**** DATA BLOCK

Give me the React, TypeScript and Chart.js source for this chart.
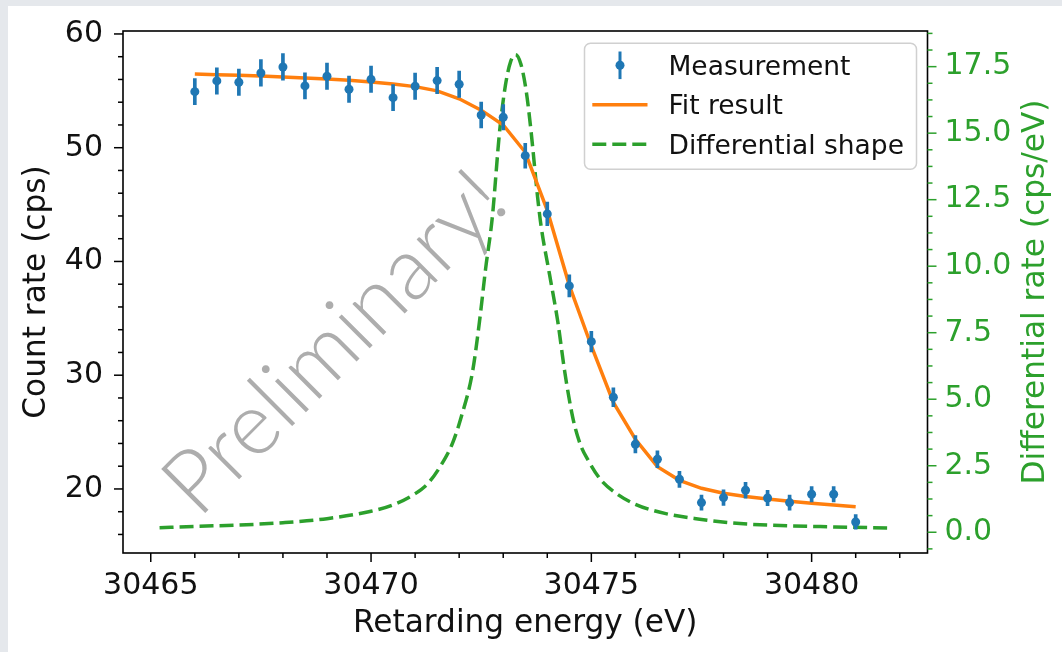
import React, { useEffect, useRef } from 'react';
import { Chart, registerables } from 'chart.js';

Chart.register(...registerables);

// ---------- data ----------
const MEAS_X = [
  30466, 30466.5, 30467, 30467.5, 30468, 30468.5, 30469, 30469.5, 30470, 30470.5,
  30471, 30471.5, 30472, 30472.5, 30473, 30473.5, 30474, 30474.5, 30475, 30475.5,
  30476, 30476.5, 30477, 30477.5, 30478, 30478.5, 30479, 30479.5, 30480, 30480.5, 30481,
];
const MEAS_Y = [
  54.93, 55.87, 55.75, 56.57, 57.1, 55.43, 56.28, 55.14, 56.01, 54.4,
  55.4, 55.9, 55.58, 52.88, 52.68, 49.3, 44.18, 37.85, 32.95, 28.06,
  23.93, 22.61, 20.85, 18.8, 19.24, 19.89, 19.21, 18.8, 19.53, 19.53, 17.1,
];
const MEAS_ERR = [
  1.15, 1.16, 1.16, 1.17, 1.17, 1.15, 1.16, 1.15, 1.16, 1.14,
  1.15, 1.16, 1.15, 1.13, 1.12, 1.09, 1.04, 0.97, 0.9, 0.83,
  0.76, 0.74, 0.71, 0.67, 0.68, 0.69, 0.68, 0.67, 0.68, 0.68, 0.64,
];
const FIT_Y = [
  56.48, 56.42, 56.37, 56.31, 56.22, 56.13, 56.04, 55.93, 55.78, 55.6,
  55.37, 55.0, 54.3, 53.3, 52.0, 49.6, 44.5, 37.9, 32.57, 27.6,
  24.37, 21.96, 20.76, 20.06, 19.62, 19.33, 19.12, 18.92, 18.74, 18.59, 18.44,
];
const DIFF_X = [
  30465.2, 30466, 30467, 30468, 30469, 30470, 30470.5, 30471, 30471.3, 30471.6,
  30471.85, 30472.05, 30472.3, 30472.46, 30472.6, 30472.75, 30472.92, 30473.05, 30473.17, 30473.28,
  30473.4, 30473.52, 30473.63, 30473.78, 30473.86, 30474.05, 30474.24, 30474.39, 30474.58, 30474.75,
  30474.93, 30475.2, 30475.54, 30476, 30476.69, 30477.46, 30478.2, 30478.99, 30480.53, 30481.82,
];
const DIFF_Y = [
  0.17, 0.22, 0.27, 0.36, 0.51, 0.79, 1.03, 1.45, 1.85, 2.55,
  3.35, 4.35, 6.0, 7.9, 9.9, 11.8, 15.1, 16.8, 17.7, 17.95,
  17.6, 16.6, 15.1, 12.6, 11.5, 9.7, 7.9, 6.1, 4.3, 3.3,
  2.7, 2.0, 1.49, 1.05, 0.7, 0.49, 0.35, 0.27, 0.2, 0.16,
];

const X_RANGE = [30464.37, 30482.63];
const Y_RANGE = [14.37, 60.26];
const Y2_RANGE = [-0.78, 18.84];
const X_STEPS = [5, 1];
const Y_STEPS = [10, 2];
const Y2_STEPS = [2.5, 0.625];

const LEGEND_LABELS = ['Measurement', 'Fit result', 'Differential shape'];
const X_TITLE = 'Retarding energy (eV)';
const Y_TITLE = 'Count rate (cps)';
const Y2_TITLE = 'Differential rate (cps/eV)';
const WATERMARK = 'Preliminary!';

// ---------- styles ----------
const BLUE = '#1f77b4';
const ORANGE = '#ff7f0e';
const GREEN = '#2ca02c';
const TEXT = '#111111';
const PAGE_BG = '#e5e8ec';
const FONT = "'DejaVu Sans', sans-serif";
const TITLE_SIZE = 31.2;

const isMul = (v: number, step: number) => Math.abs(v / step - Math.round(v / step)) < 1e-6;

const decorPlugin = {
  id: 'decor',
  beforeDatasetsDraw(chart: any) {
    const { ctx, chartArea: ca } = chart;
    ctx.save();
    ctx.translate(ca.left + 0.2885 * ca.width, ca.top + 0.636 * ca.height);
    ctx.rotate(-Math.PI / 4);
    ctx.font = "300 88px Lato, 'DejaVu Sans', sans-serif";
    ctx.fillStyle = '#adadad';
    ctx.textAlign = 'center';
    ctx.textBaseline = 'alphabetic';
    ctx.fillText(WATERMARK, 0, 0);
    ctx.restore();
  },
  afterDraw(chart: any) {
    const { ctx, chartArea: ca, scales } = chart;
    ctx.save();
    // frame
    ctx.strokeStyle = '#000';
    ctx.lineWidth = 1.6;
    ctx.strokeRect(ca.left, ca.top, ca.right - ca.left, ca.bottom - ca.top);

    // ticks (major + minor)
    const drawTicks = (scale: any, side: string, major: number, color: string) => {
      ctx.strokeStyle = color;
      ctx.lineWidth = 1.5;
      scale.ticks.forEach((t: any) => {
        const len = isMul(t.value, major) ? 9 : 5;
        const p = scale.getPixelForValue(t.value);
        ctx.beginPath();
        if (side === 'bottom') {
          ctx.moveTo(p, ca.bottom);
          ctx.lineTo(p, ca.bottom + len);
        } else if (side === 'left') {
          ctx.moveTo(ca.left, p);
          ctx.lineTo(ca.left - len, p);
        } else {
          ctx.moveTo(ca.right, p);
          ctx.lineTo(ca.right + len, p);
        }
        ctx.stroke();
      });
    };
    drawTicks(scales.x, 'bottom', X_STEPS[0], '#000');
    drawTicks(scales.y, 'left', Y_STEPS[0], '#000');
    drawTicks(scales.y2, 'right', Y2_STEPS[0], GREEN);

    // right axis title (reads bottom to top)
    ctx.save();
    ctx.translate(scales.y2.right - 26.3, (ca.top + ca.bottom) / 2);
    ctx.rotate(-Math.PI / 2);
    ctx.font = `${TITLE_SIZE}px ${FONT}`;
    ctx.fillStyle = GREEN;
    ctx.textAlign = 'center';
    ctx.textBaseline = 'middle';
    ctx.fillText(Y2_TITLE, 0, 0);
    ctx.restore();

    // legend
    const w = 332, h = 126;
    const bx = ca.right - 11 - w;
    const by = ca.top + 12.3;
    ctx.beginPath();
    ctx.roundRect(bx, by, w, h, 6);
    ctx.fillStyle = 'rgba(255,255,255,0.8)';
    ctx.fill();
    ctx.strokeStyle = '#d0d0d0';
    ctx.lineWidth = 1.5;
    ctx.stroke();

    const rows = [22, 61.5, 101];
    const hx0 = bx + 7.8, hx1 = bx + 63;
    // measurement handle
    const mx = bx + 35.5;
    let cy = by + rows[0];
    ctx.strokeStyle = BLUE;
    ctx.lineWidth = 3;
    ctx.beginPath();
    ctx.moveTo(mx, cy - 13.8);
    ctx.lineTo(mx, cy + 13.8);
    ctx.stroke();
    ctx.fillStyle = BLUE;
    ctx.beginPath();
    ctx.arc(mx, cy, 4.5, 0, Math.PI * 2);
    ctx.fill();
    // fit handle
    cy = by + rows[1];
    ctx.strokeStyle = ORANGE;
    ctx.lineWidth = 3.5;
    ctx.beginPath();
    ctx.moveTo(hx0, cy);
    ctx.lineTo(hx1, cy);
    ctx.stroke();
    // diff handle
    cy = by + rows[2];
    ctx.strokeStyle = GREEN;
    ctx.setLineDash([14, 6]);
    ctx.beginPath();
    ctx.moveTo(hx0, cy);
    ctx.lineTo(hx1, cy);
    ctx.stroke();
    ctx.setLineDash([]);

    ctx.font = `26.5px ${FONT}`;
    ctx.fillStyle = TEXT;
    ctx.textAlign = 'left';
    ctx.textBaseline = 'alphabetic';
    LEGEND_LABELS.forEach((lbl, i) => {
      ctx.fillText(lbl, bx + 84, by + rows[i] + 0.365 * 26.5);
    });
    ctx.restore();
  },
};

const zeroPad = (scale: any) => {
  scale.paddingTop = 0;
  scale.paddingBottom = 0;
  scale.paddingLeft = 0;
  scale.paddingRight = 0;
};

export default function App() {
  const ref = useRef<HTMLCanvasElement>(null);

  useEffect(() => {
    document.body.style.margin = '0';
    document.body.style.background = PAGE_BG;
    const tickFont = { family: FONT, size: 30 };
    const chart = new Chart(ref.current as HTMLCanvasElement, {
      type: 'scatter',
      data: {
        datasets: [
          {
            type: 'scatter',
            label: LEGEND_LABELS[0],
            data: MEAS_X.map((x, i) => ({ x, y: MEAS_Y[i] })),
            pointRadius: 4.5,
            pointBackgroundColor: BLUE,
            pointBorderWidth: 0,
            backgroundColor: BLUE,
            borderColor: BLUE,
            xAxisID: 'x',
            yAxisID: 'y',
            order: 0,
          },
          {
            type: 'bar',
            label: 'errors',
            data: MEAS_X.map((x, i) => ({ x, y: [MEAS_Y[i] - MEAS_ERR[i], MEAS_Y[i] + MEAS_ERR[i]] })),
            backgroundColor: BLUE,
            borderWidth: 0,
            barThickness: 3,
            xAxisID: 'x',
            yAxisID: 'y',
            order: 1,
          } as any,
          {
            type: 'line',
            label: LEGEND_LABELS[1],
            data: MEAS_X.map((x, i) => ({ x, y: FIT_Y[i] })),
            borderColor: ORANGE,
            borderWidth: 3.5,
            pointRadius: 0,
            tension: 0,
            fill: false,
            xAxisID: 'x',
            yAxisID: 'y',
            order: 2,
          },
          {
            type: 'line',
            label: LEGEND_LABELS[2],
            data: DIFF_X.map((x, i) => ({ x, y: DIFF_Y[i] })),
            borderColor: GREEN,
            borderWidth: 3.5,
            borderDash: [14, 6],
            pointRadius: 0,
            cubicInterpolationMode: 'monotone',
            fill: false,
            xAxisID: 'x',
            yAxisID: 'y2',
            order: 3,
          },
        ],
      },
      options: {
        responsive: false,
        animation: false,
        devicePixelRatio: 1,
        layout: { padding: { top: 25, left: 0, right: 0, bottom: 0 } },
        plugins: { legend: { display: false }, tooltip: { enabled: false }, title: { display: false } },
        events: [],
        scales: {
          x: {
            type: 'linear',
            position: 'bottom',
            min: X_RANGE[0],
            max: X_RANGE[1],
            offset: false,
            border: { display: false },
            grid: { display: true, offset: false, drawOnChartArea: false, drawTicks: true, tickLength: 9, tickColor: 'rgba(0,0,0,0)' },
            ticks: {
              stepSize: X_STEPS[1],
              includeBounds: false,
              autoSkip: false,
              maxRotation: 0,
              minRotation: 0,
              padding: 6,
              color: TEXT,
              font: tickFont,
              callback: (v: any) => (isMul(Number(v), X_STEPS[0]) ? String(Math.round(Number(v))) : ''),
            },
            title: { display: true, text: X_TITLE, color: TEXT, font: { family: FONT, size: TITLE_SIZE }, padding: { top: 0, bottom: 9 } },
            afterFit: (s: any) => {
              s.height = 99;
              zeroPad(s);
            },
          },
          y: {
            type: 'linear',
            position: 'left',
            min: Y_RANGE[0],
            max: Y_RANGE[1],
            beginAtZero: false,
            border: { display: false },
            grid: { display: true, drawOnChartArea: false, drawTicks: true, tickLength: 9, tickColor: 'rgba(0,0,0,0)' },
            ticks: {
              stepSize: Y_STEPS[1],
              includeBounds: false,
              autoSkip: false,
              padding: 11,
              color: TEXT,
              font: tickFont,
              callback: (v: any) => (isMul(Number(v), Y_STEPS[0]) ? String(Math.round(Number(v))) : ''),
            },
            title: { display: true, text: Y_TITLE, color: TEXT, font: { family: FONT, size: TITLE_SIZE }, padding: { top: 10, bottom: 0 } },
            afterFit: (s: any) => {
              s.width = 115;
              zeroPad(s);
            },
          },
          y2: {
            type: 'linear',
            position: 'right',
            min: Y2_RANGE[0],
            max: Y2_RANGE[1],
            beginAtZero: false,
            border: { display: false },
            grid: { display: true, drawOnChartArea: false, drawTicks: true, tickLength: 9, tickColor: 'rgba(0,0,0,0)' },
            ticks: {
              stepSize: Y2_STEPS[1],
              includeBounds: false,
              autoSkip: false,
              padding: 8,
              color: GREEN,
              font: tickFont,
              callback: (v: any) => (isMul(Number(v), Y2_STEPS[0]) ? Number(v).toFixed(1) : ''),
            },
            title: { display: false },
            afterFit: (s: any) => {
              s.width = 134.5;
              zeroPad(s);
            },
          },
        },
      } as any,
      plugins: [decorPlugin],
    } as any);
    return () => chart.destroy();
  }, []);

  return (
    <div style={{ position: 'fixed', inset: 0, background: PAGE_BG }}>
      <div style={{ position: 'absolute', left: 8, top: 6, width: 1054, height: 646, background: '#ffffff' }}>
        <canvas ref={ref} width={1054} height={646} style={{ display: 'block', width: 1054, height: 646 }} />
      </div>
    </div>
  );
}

********

WHAT THE EXERCISE ASKS –
Quote, exactly and only, the lines from the first line of the data above through the line containing "Chart.register(...registerables);". The pictures do not belong in it.

FINISHED TASK –
Give me the React, TypeScript and Chart.js source for this chart.
import React, { useEffect, useRef } from 'react';
import { Chart, registerables } from 'chart.js';

Chart.register(...registerables);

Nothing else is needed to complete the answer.